Tellabs’ thought leadership began with executives and experts speaking publicly. For example, Tellabs’ CTO spoke at Mobile World Congress on how mobility and cloud computing would converge to improve the user experience.

Tellabs worked with industry experts and analysts to develop trend stories that looked several years ahead. Such stories delivered the commercial insights that customers crave. For example, Tellabs released a study that showed mobile operators could reach the end of profitability in 3 years.

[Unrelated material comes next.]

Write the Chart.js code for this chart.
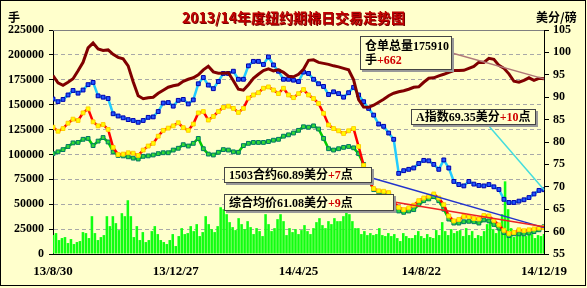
<!DOCTYPE html>
<html><head><meta charset="utf-8">
<script src="https://cdn.jsdelivr.net/npm/chart.js@4.4.0/dist/chart.umd.min.js"></script>
<style>
html,body{margin:0;padding:0;background:#fff;}
#wrap{position:relative;width:587px;height:288px;background:#FFFFCC;overflow:hidden;}
#c{position:absolute;left:0;top:0;}
.frame{position:absolute;left:0;top:0;width:584px;height:284px;border:1px solid #000;pointer-events:none;}
.t{position:absolute;white-space:nowrap;font-weight:bold;color:#000;}
.title{left:0;width:587px;text-align:center;top:7px;font:bold 14px "Noto Sans CJK SC",sans-serif;color:#c00000;text-shadow:1px 1px 0 #700;}
.unit{top:8px;font:bold 12px "Noto Sans CJK SC","Liberation Serif",sans-serif;}
.box{position:absolute;box-sizing:border-box;border:1px solid #444;background:#FFFFCC;box-shadow:2px 2px 0 #999;font:bold 12px "Liberation Serif","Noto Sans CJK SC",serif;color:#000;padding-left:4px;white-space:nowrap;line-height:14px;}
.r{color:#d00000;}
</style></head>
<body>
<div id="wrap">
<canvas id="c" width="587" height="288"></canvas>
<div class="frame"></div>
<div class="t title">2013/14年度纽约期棉日交易走势图</div>
<div class="t unit" style="left:8px;">手</div>
<div class="t unit" style="left:536px;">美分/磅</div>
<div class="box" style="left:360px;top:36px;width:92px;height:34px;padding-top:2px;">仓单总量175910<br>手<span class="r">+662</span></div>
<div class="box" style="left:411px;top:109px;width:125px;height:16px;">A指数69.35美分<span class="r">+10</span>点</div>
<div class="box" style="left:224px;top:167px;width:148px;height:16px;">1503合约60.89美分<span class="r">+7</span>点</div>
<div class="box" style="left:224px;top:194px;width:170px;height:17px;padding-top:1px;">综合均价61.08美分<span class="r">+9</span>点</div>
</div>
<script>
// x-axis tick labels (dates) and their day offsets from 2013-08-30
const tickLabels = ['13/8/30','13/12/27','14/4/25','14/8/22','14/12/19'];
const tickDays = [0,119,238,357,476];

// 仓单总量 (lots), left axis
const warrants = [179300,172000,169500,172500,176000,184000,192500,207000,212000,206000,
204500,205000,200500,197500,196000,189000,173000,159000,156000,157000,
157500,161500,164500,167500,169000,170000,173500,175500,177000,180000,
185000,188500,183000,181500,181500,182000,174000,165500,164500,170000,
176500,180500,184300,186000,184000,185000,182500,178500,178000,180500,
185500,194500,195000,192500,191500,190500,189000,188000,186500,185000,
175000,155000,147500,147300,149500,152500,155500,159000,161500,163000,
164000,165500,167500,168000,172500,176500,177000,179000,180500,182500,
184300,184300,184500,186500,188500,192700,192500,196500,195500,189500,
186500,181000,173500,172500,174500,177000,174500,176500,175910];

// A指数 (cents/lb), right axis
const aIndex = [89.6,89.0,89.5,90.5,91.5,90.9,91.6,92.8,93.3,90.3,
90.0,89.7,86.3,85.8,85.4,85.0,84.8,84.4,84.8,85.5,
85.6,86.8,88.7,88.8,88.0,89.3,89.5,88.5,89.4,93.0,
94.4,92.7,91.9,93.5,95.3,95.3,95.8,94.0,94.0,97.0,
98.0,98.0,97.3,99.0,97.2,95.8,94.0,94.0,93.8,93.5,
95.6,95.3,94.0,93.0,92.4,90.6,91.2,90.8,90.0,91.0,
92.2,90.5,89.0,87.5,86.0,84.0,83.5,82.0,80.6,73.0,
73.6,73.9,74.2,75.2,75.9,75.8,75.0,73.9,76.0,74.2,
71.2,70.5,70.2,71.2,70.6,70.3,70.2,70.5,70.0,69.4,
67.2,66.5,66.5,66.8,67.1,67.6,68.4,69.2,69.35];

// 1503合约 (cents/lb), right axis
const contract1503 = [83.3,82.4,83.0,84.2,85.1,84.8,86.5,87.4,84.5,83.6,
83.9,82.8,78.8,77.2,77.3,77.6,77.5,77.0,78.2,79.1,
79.7,81.3,82.6,83.1,83.6,84.3,83.2,82.6,84.0,86.5,
86.8,84.9,85.7,86.8,87.7,88.0,87.5,86.6,87.5,89.8,
90.5,91.0,92.0,92.3,91.6,90.8,92.0,90.5,89.9,90.8,
91.7,90.5,89.7,88.6,86.4,83.8,83.0,82.5,81.9,82.5,
83.0,79.0,74.8,71.4,69.6,69.1,69.0,68.7,66.6,65.4,
64.9,65.3,65.9,66.9,67.5,67.9,68.4,67.5,66.0,63.5,
62.4,62.7,63.4,63.3,62.9,62.8,63.6,63.5,62.5,61.5,
60.3,59.6,59.8,60.4,60.2,60.4,60.6,60.8,60.89];

// 综合均价 (cents/lb), right axis
const avgPrice = [77.4,77.8,78.3,79.0,79.8,79.9,80.6,80.8,79.2,80.2,
81.0,80.0,77.8,77.0,76.9,76.7,76.4,76.2,76.8,76.9,
77.1,77.4,77.6,77.6,78.2,78.6,79.4,79.1,79.7,80.8,
78.5,77.3,77.1,77.7,78.3,78.2,77.8,77.7,79.2,79.7,
79.9,79.9,79.9,80.1,80.4,80.6,81.3,81.6,82.0,82.6,
83.4,83.3,83.6,82.9,80.8,78.5,78.2,78.5,78.8,79.0,
78.7,77.4,75.0,71.5,69.4,68.9,68.6,68.3,66.0,64.6,
64.3,64.6,64.9,66.0,66.9,67.3,67.8,66.9,65.0,62.8,
61.9,61.9,62.2,62.3,62.2,61.9,62.6,62.4,61.6,60.8,
59.8,59.1,59.5,59.5,59.5,59.7,60.0,60.4,61.08];

// 成交量 (lots), left axis
const volume = [19000,21000,14000,16000,17000,11000,15000,10000,12000,13000,
22000,21000,16000,38000,21000,14000,17000,19000,38000,28000,
38000,31000,24000,41000,38000,54000,38000,17000,28000,14000,
22000,12000,14000,23000,28000,20000,14000,12000,10000,14000,
20000,8000,18000,26000,20000,21000,28000,23000,
30000,18000,22000,38000,30000,25000,22000,28000,47000,45000,
40000,32000,27000,24000,36000,30000,25000,33000,27000,20000,
26000,23000,18000,40000,30000,23000,26000,35000,40000,33000,
19000,26000,22000,25000,20000,
24000,29000,23000,20000,26000,32000,36000,29000,26000,33000,
30000,36000,33000,33000,38000,42000,40000,33000,26000,26000,
20000,23000,19000,21000,19000,20000,26000,19000,18000,21000,
18000,20000,16000,13000,21000,18000,16000,16000,19000,23000,
18000,16000,
20000,17000,16000,24000,19000,32000,23000,19000,25000,21000,
23000,24000,18000,26000,19000,23000,16000,19000,18000,23000,
30000,33000,25000,21000,29000,40000,73000,45000,26000,17000,
21000,19000,23000,18000,21000,20000,16000,19000,18000,20000];

const lastDay = tickDays[tickDays.length-1];
const toXY = arr => arr.map((v,i)=>({x: i*lastDay/(arr.length-1), y: v}));

const tickFont = {family:'"Liberation Serif", serif', size:12, weight:'bold'};
const xTickFont = {family:'"Liberation Serif", serif', size:13, weight:'bold'};

// callout leader lines: from label box edge to the last point of a dataset
const callouts = [
  {ds:1, from:[452,53], color:'#b07878'},
  {ds:2, from:[488,125], color:'#44dddd'},
  {ds:3, from:[372,178], color:'#2233cc'},
  {ds:4, from:[394,202], color:'#ee2222'}
];

const decor = {
  id:'decor',
  beforeDatasetsDraw(chart){
    const {ctx, chartArea:a} = chart;
    ctx.save();
    ctx.strokeStyle = '#808080'; ctx.lineWidth = 1;
    ctx.beginPath(); ctx.moveTo(a.left, a.top+0.5); ctx.lineTo(a.right, a.top+0.5); ctx.stroke();
    ctx.restore();
  },
  afterDatasetsDraw(chart){
    const ctx = chart.ctx;
    ctx.save();
    ctx.lineWidth = 1.5;
    callouts.forEach(c=>{
      const pts = chart.getDatasetMeta(c.ds).data;
      const p = pts[pts.length-1];
      ctx.strokeStyle = c.color;
      ctx.beginPath(); ctx.moveTo(c.from[0], c.from[1]); ctx.lineTo(p.x, p.y); ctx.stroke();
    });
    ctx.restore();
  }
};

new Chart(document.getElementById('c'), {
  data:{
    datasets:[
      {type:'bar', label:'成交量', data:toXY(volume), yAxisID:'y', backgroundColor:'#11ff11', barPercentage:0.85, categoryPercentage:1, order:6},
      {type:'line', label:'仓单总量', data:toXY(warrants), yAxisID:'y', borderColor:'#800000', borderWidth:3, pointRadius:0, order:1},
      {type:'line', label:'A指数', data:toXY(aIndex), yAxisID:'y1', borderColor:'#22ccff', borderWidth:2.5,
        pointStyle:'rect', pointRadius:2.7, pointBackgroundColor:'#2255ff', pointBorderColor:'#0000aa', pointBorderWidth:1, order:2},
      {type:'line', label:'1503合约', data:toXY(contract1503), yAxisID:'y1', borderColor:'#ff0000', borderWidth:2.5,
        pointStyle:'rect', pointRadius:2.7, pointBackgroundColor:'#ffff00', pointBorderColor:'#ffd000', pointBorderWidth:1, order:3},
      {type:'line', label:'综合均价', data:toXY(avgPrice), yAxisID:'y1', borderColor:'#00cc00', borderWidth:2.5,
        pointStyle:'rect', pointRadius:2.7, pointBackgroundColor:'#33dd33', pointBorderColor:'#007766', pointBorderWidth:1, order:4}
    ]
  },
  options:{
    responsive:false, animation:false, devicePixelRatio:1,
    layout:{padding:{top:30,left:0,right:0,bottom:0}},
    plugins:{legend:{display:false}, tooltip:{enabled:false}, title:{display:false}},
    scales:{
      x:{type:'linear', min:0, max:lastDay, offset:false,
        afterBuildTicks:s=>{ s.ticks = tickDays.map(v=>({value:v})); },
        ticks:{callback:(v,i)=>tickLabels[i], font:xTickFont, color:'#000', padding:10, maxRotation:0, autoSkip:false},
        grid:{display:false, drawTicks:false, offset:false}, border:{display:true, color:'#000', width:1},
        afterFit:s=>{ s.height = 34; }},
      y:{position:'left', min:0, max:225000,
        ticks:{stepSize:25000, font:tickFont, color:'#000', padding:5, callback:v=>String(v)},
        grid:{color:'#a8a8a8', tickColor:'#000', tickLength:4},
        border:{display:true, color:'#000', width:1, dash:[4,3]},
        afterFit:s=>{ s.width = 53; }},
      y1:{position:'right', min:55, max:105,
        ticks:{stepSize:5, font:tickFont, color:'#000', padding:4, callback:v=>String(v)},
        grid:{drawOnChartArea:false, color:'#000', tickLength:5},
        border:{display:true, color:'#000', width:1},
        afterFit:s=>{ s.width = 43; }}
    }
  },
  plugins:[decor]
});
</script>
</body></html>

How could mobile operators’ profitability end? Because average revenue per mobile user was flat, while mobile data usage was growing due to tablets and smartphones. Higher usage meant higher capital expenses, so profits got squeezed. Obviously, customers wanted to examine such a study – all the way up to the CXO level, and for years after the study first appeared.

A newer study showed mobile operators that, by building smart networks and offering smart services, they could double their cash returns on invested capital. Higher returns potentially lead to a higher stock price, an idea that CEOs and CFOs find compelling. Such studies generated inbound calls from potential customers that Tellabs had never worked with before.

That’s why the best content marketing needs to go well beyond thought-leading to thought-provoking.

Convert Content Marketing to Conversations to Commerce

As Tellabs shared content to start a conversation, the content marketing team worked to stimulate soft conversions. Soft conversations included viewing a video, reading a blog, magazine article, or white paper. These soft conversions grew from 10% in 2010 to nearly half of unique website visitors by 2013.

To trigger hard conversions — when customers go through a registration page to obtain content — Tellabs offered white papers and e-books. Drawings at trade shows also drove hard conversions.

As a next step, Tellabs scored inquiries and passed “A” leads to its sales force for follow-through. Content marketers incubated B and C leads with relevant content until they were ready to engage with sales.

Driven by content marketing, Tellabs cultivated leads, built a $20 million sales pipeline, and generated millions in revenue from new customers. That’s the ultimate measure of Tellabs’ content marketing success.